Ensuite, parce que nos traditions politiques font que l'on reproche au gouvernement les erreurs qui se commettent dans l'appareil d'État. De la même façon que l'on critiquera le ministre de la Santé pour une contamination bactérienne dans un hôpital, on attribuera au gouvernement la responsabilité de mauvais résultats de la Caisse, même s'il n'était pas au courant de sa gestion quotidienne. Les libéraux ont fait pareil et ont déjà sévèrement critiqué le gouvernement péquiste pour les mauvais résultats de la Caisse.

Enfin, parce que nous sortons tout juste d'une campagne électorale où les résultats de la Caisse de dépôt ont été un enjeu important. Ce à quoi nous assistons maintenant, c'est au prolongement de la campagne électorale. Durant la campagne, le premier ministre Charest s'est piégé en faisant la langue de bois et en jurant sur tous les toits qu'il ne savait rien sur les résultats de la Caisse.

Le gouvernement est maintenant piégé parce que les gens ne peuvent pas accepter qu'un gouvernement soit tout à fait impuissant dans une situation comme celle-là. Ils ne peuvent pas comprendre que le gouvernement n'était pas au courant de l'achat massif de PCAA par la Caisse. Mais dans les faits, le gouvernement, tout comme le conseil d'administration, ne connaissait pas le détail des décisions de placement. C'est le genre de choses que le pouvoir politique découvre quand ça va mal, et donc quand il est trop tard. À plus forte raison, le gouvernement était tout aussi impuissant face à la crise financière mondiale, qui explique, rappelons-le, 30 des 40 milliards de la réduction des actifs de la Caisse.

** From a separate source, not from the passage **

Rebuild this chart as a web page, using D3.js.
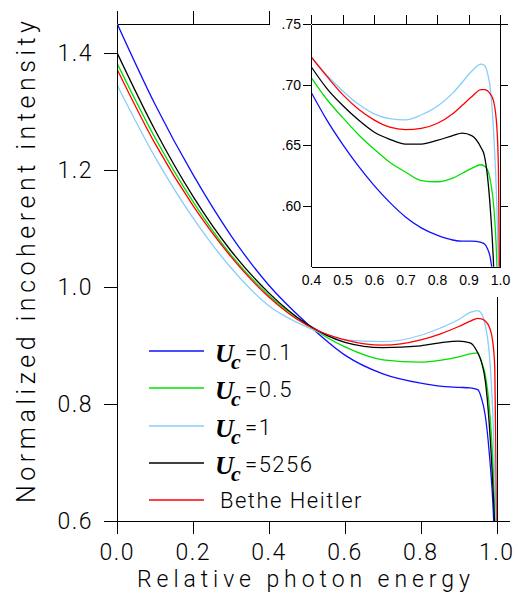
<!DOCTYPE html>
<html>
<head>
<meta charset="utf-8">
<script src="https://cdnjs.cloudflare.com/ajax/libs/d3/7.8.5/d3.min.js"></script>
<style>
body { margin: 0; background: #fff; }
svg { display: block; }
.axis path, .axis line { stroke: #000; stroke-width: 1; shape-rendering: crispEdges; }
.lbl { font-family: Roboto, sans-serif; font-weight: 300; fill: #000; }
.ilbl { font-family: "Liberation Sans", Arial, sans-serif; fill: #000; }
</style>
</head>
<body>
<svg id="chart" width="518" height="596"></svg>
<script>
// main plot data (relative photon energy vs normalized intensity)
var mainX = [0, 0.1, 0.2, 0.3, 0.4, 0.5, 0.6, 0.7, 0.8, 0.85, 0.9, 0.93, 0.95, 0.96, 0.97, 0.98, 0.99, 0.995, 1.0];
var mainBlue = [1.450, 1.312, 1.192, 1.088, 1.003, 0.938, 0.884, 0.852, 0.836, 0.831, 0.829, 0.828, 0.825, 0.810, 0.780, 0.720, 0.630, 0.560, 0.50];
var mainGreen = [1.382, 1.255, 1.146, 1.055, 0.986, 0.936, 0.898, 0.876, 0.872, 0.875, 0.881, 0.886, 0.888, 0.872, 0.850, 0.800, 0.700, 0.620, 0.50];
var mainLight = [1.345, 1.222, 1.118, 1.033, 0.968, 0.932, 0.910, 0.907, 0.918, 0.930, 0.945, 0.957, 0.960, 0.955, 0.935, 0.890, 0.780, 0.680, 0.55];
var mainBlack = [1.400, 1.268, 1.155, 1.062, 0.990, 0.937, 0.906, 0.897, 0.900, 0.905, 0.908, 0.905, 0.888, 0.872, 0.840, 0.770, 0.660, 0.590, 0.50];
var mainRed = [1.372, 1.245, 1.139, 1.052, 0.983, 0.935, 0.910, 0.901, 0.910, 0.920, 0.933, 0.942, 0.947, 0.946, 0.942, 0.933, 0.905, 0.860, 0.60];

// inset data
var insetX = [0.40, 0.45, 0.50, 0.55, 0.60, 0.65, 0.70, 0.75, 0.80, 0.85, 0.88, 0.91, 0.94, 0.95, 0.96, 0.97, 0.98, 0.99, 0.995, 1.00];
var insetBlue = [.694, .671, .651, .633, .617, .603, .591, .582, .576, .572, .571, .571, .570, .569, .565, .556, .530, .450, .400, .350];
var insetGreen = [.706, .688, .673, .659, .647, .636, .628, .621, .620, .623, .627, .631, .634, .633, .630, .620, .600, .552, .500, .450];
var insetLight = [.723, .708, .695, .684, .676, .672, .671, .675, .682, .693, .702, .711, .717, .716, .710, .695, .660, .600, .545, .480];
var insetBlack = [.715, .697, .683, .671, .661, .655, .651, .651, .654, .658, .660, .658, .648, .642, .625, .595, .548, .450, .400, .350];
var insetRed = [.723, .707, .692, .680, .671, .665, .663, .664, .668, .676, .683, .690, .696, .696, .695, .692, .686, .665, .630, .500];

var legendVals = ["0.1", "0.5", "1", "5256"];
var colors = ["#1010ff", "#00e000", "#87cefa", "#000000", "#ff0000"];

var mainSeries = [mainBlue, mainGreen, mainLight, mainBlack, mainRed];
var insetSeries = [insetBlue, insetGreen, insetLight, insetBlack, insetRed];

var svg = d3.select("#chart");

// MAIN PLOT
var mLeft = 117.3, mTop = 24, mRight = 496.7, mBottom = 521.3;
var x = d3.scaleLinear().domain([0, 1]).range([mLeft, mRight]);
var y = d3.scaleLinear().domain([0.6, 1.45]).range([mBottom, mTop]);

var defs = svg.append("defs");
defs.append("clipPath").attr("id", "clipMain")
    .append("rect").attr("x", mLeft).attr("y", mTop).attr("width", mRight - mLeft).attr("height", mBottom - mTop);

var line = d3.line()
    .x(d => x(d[0]))
    .y(d => y(d[1]))
    .curve(d3.curveMonotoneX);

var gMain = svg.append("g").attr("clip-path", "url(#clipMain)");
mainSeries.forEach(function(s, i) {
    gMain.append("path")
        .datum(mainX.map((v, j) => [v, s[j]]))
        .attr("d", line)
        .attr("fill", "none")
        .attr("stroke", colors[i])
        .attr("stroke-width", 1.3);
});

var xt = [0, 0.2, 0.4, 0.6, 0.8, 1.0];
var yt = [0.6, 0.8, 1.0, 1.2, 1.4];

svg.append("g").attr("class", "axis")
    .attr("transform", `translate(0, ${mBottom})`)
    .call(d3.axisBottom(x).tickValues(xt).tickSize(13).tickSizeOuter(0).tickFormat(""));
svg.append("g").attr("class", "axis")
    .attr("transform", `translate(0, ${mTop})`)
    .call(d3.axisTop(x).tickValues(xt).tickSize(13).tickSizeOuter(0).tickFormat(""));
svg.append("g").attr("class", "axis")
    .attr("transform", `translate(${mLeft}, 0)`)
    .call(d3.axisLeft(y).tickValues(yt).tickSize(13).tickSizeOuter(0).tickFormat(""));
svg.append("g").attr("class", "axis")
    .attr("transform", `translate(${mRight}, 0)`)
    .call(d3.axisRight(y).tickValues(yt).tickSize(13).tickSizeOuter(0).tickFormat(""));
svg.selectAll(".axis .tick text").remove();

// tick labels
svg.selectAll(".xlab").data(xt).enter().append("text")
    .attr("class", "lbl")
    .attr("x", d => x(d))
    .attr("y", 560)
    .attr("text-anchor", "middle")
    .attr("font-size", 23)
    .attr("letter-spacing", 1.5)
    .text(d => d3.format(".1f")(d));
svg.selectAll(".ylab").data(yt).enter().append("text")
    .attr("class", "lbl")
    .attr("x", 93)
    .attr("y", d => y(d) + 8)
    .attr("text-anchor", "end")
    .attr("font-size", 23)
    .attr("letter-spacing", 1.5)
    .text(d => d3.format(".1f")(d));

// axis titles
svg.append("text").attr("class", "lbl")
    .attr("x", 137).attr("y", 587)
    .attr("font-size", 23)
    .attr("textLength", 333).attr("lengthAdjust", "spacing")
    .text("Relative photon energy");
svg.append("text").attr("class", "lbl")
    .attr("transform", "translate(35, 503) rotate(-90)")
    .attr("font-size", 25)
    .attr("textLength", 482).attr("lengthAdjust", "spacing")
    .text("Normalized incoherent intensity");

// LEGEND
var legY = [351, 388, 426, 463, 500];
colors.forEach(function(c, i) {
    svg.append("line")
        .attr("x1", 149).attr("x2", 204)
        .attr("y1", legY[i]).attr("y2", legY[i])
        .attr("stroke", c).attr("stroke-width", 1.3);
    if (i < 4) {
        var t = svg.append("text").attr("y", legY[i] + 11);
        t.append("tspan").attr("x", 215)
            .attr("font-family", "Liberation Serif, serif")
            .attr("font-style", "italic").attr("font-weight", "bold")
            .attr("font-size", 26).text("U");
        t.append("tspan").attr("x", 231).attr("dy", 7)
            .attr("font-family", "Liberation Serif, serif")
            .attr("font-style", "italic").attr("font-weight", "bold")
            .attr("font-size", 22).text("c");
        t.append("tspan").attr("x", 245).attr("dy", -9)
            .attr("class", "lbl").attr("font-size", 22)
            .attr("letter-spacing", 1.5)
            .text("=" + legendVals[i]);
    } else {
        svg.append("text").attr("class", "lbl")
            .attr("x", 220).attr("y", legY[i] + 8)
            .attr("font-size", 22).attr("letter-spacing", 1.5)
            .text("Bethe Heitler");
    }
});

// INSET background (covers the upper right of the main frame)
svg.append("rect").attr("x", 270).attr("y", 0).attr("width", 248).attr("height", 274).attr("fill", "#fff");
svg.append("rect").attr("x", 292).attr("y", 274).attr("width", 226).attr("height", 23).attr("fill", "#fff");

var iLeft = 311, iRight = 500, iTop = 24, iBottom = 266.7;
var ix = d3.scaleLinear().domain([0.4, 1.0]).range([iLeft, iRight]);
var iy = d3.scaleLinear().domain([0.55, 0.75]).range([iBottom, iTop]);

defs.append("clipPath").attr("id", "clipInset")
    .append("rect").attr("x", iLeft).attr("y", iTop).attr("width", iRight - iLeft).attr("height", iBottom - iTop);

var iline = d3.line()
    .x(d => ix(d[0]))
    .y(d => iy(d[1]))
    .curve(d3.curveMonotoneX);

var gIn = svg.append("g").attr("clip-path", "url(#clipInset)");
insetSeries.forEach(function(s, i) {
    gIn.append("path")
        .datum(insetX.map((v, j) => [v, s[j]]))
        .attr("d", iline)
        .attr("fill", "none")
        .attr("stroke", colors[i])
        .attr("stroke-width", 1.3);
});

var ixt = [0.4, 0.5, 0.6, 0.7, 0.8, 0.9, 1.0];
var iyt = [0.60, 0.65, 0.70, 0.75];

svg.append("g").attr("class", "axis")
    .attr("transform", `translate(0, ${iBottom})`)
    .call(d3.axisBottom(ix).tickValues(ixt).tickSize(0).tickSizeOuter(0).tickPadding(8)
        .tickFormat(d3.format(".1f")))
    .selectAll("text").attr("class", "ilbl").attr("font-size", 14).attr("fill", "#000");
svg.append("g").attr("class", "axis")
    .attr("transform", `translate(0, ${iTop})`)
    .call(d3.axisTop(ix).tickValues(ixt).tickSize(9).tickSizeOuter(0).tickFormat(""));
svg.append("g").attr("class", "axis")
    .attr("transform", `translate(${iLeft}, 0)`)
    .call(d3.axisLeft(iy).tickValues(iyt).tickSize(8).tickSizeOuter(0).tickPadding(2)
        .tickFormat(d => d3.format(".2f")(d).replace(/^0/, "")))
    .selectAll("text").attr("class", "ilbl").attr("font-size", 14).attr("fill", "#000");
svg.append("g").attr("class", "axis")
    .attr("transform", `translate(${iRight}, 0)`)
    .call(d3.axisRight(iy).tickValues(iyt).tickSize(8).tickSizeOuter(0).tickFormat(""));
</script>
</body>
</html>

Ce que le gouvernement peut faire, c'est de nommer les bonnes personnes, le président, et les membres du conseil d'administration, et de bien définir le mandat qu'il leur confie. L'opposition péquiste peut difficilement critiquer le choix du président, Henri-Paul Rousseau, puisque c'est le gouvernement du PQ qui l'a nommé. Elle peut cependant se rabattre sur le mandat, que le gouvernement libéral a redéfini.

En fait, le gouvernement intervient après coup, quand le mal est fait, et qu'il faut apporter des correctifs. Nous en sommes là. En principe, cela devrait mener à une réflexion sérieuse, sur la direction de la Caisse, sur les changements qu'il faut apporter à la façon dont cette institution est dirigée.

Mais le jeu politique cherchera plutôt à faire dévier le débat pour faire porter le chapeau au gouvernement. Cela risque fort d'avoir des échos dans la population, parce que nous sommes au coeur d'une crise et que nous avons sans doute besoin de coupables.